» Source code of charts:

◇ ◇ ◇ ◇ ◇ ◇ ◇

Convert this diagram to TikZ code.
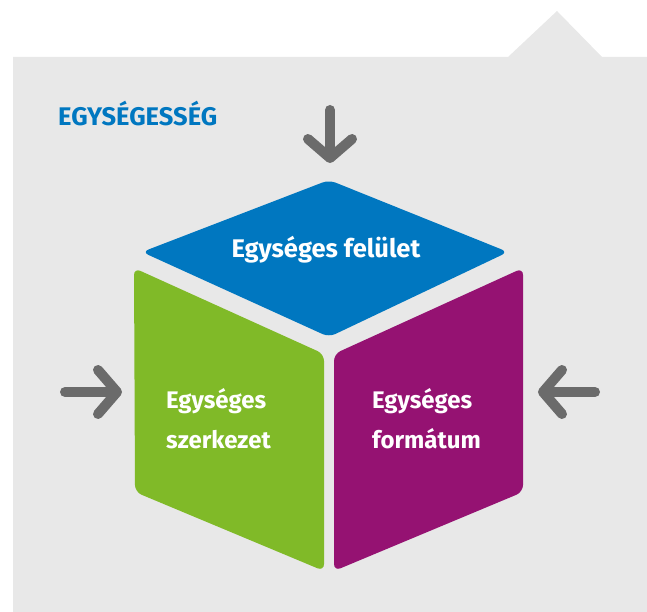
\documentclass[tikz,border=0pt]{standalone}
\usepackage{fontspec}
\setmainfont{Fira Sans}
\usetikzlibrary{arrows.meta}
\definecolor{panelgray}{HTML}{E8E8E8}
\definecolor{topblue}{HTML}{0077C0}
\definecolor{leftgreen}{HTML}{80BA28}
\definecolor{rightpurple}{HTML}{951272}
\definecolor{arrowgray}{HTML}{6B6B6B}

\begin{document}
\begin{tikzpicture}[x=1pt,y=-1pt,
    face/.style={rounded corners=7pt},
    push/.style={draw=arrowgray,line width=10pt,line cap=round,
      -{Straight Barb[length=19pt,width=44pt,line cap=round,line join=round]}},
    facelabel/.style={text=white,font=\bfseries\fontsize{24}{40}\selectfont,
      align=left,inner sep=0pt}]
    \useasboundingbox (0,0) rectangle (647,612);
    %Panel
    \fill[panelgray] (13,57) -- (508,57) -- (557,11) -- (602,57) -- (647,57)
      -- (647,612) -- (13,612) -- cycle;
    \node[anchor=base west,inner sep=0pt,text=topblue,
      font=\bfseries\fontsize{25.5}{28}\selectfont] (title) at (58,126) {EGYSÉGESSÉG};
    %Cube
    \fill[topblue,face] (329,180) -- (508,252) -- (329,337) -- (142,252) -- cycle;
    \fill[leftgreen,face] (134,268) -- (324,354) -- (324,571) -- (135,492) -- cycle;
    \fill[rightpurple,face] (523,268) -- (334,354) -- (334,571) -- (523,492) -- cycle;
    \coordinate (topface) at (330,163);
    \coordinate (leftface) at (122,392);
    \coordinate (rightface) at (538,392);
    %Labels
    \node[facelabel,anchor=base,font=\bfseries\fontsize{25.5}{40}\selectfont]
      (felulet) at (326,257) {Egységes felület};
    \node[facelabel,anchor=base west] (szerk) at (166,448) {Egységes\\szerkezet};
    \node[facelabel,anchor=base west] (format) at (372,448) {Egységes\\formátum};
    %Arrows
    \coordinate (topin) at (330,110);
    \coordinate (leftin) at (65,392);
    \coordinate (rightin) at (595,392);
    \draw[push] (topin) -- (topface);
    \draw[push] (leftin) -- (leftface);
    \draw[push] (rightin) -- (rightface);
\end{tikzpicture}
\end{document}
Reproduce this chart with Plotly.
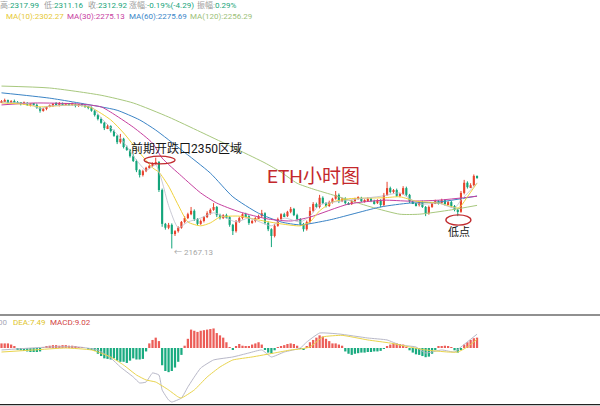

◇ ◇ ◇ ◇ ◇ ◇ ◇

» WHAT THIS TASK INVOLVES:
Every entry above is to be set down exactly; the pictures are to be left out.

» COMPLETE ANSWER:
Convert this diagram to TikZ code.
\documentclass[tikz,border=0pt]{standalone}
\usepackage{fontspec}
\setmainfont{Fira Sans}
\usetikzlibrary{arrows.meta}
\definecolor{panelgray}{HTML}{E8E8E8}
\definecolor{topblue}{HTML}{0077C0}
\definecolor{leftgreen}{HTML}{80BA28}
\definecolor{rightpurple}{HTML}{951272}
\definecolor{arrowgray}{HTML}{6B6B6B}

\begin{document}
\begin{tikzpicture}[x=1pt,y=-1pt,
    face/.style={rounded corners=7pt},
    push/.style={draw=arrowgray,line width=10pt,line cap=round,
      -{Straight Barb[length=19pt,width=44pt,line cap=round,line join=round]}},
    facelabel/.style={text=white,font=\bfseries\fontsize{24}{40}\selectfont,
      align=left,inner sep=0pt}]
    \useasboundingbox (0,0) rectangle (647,612);
    %Panel
    \fill[panelgray] (13,57) -- (508,57) -- (557,11) -- (602,57) -- (647,57)
      -- (647,612) -- (13,612) -- cycle;
    \node[anchor=base west,inner sep=0pt,text=topblue,
      font=\bfseries\fontsize{25.5}{28}\selectfont] (title) at (58,126) {EGYSÉGESSÉG};
    %Cube
    \fill[topblue,face] (329,180) -- (508,252) -- (329,337) -- (142,252) -- cycle;
    \fill[leftgreen,face] (134,268) -- (324,354) -- (324,571) -- (135,492) -- cycle;
    \fill[rightpurple,face] (523,268) -- (334,354) -- (334,571) -- (523,492) -- cycle;
    \coordinate (topface) at (330,163);
    \coordinate (leftface) at (122,392);
    \coordinate (rightface) at (538,392);
    %Labels
    \node[facelabel,anchor=base,font=\bfseries\fontsize{25.5}{40}\selectfont]
      (felulet) at (326,257) {Egységes felület};
    \node[facelabel,anchor=base west] (szerk) at (166,448) {Egységes\\szerkezet};
    \node[facelabel,anchor=base west] (format) at (372,448) {Egységes\\formátum};
    %Arrows
    \coordinate (topin) at (330,110);
    \coordinate (leftin) at (65,392);
    \coordinate (rightin) at (595,392);
    \draw[push] (topin) -- (topface);
    \draw[push] (leftin) -- (leftface);
    \draw[push] (rightin) -- (rightface);
\end{tikzpicture}
\end{document}
Reproduce this chart with Plotly.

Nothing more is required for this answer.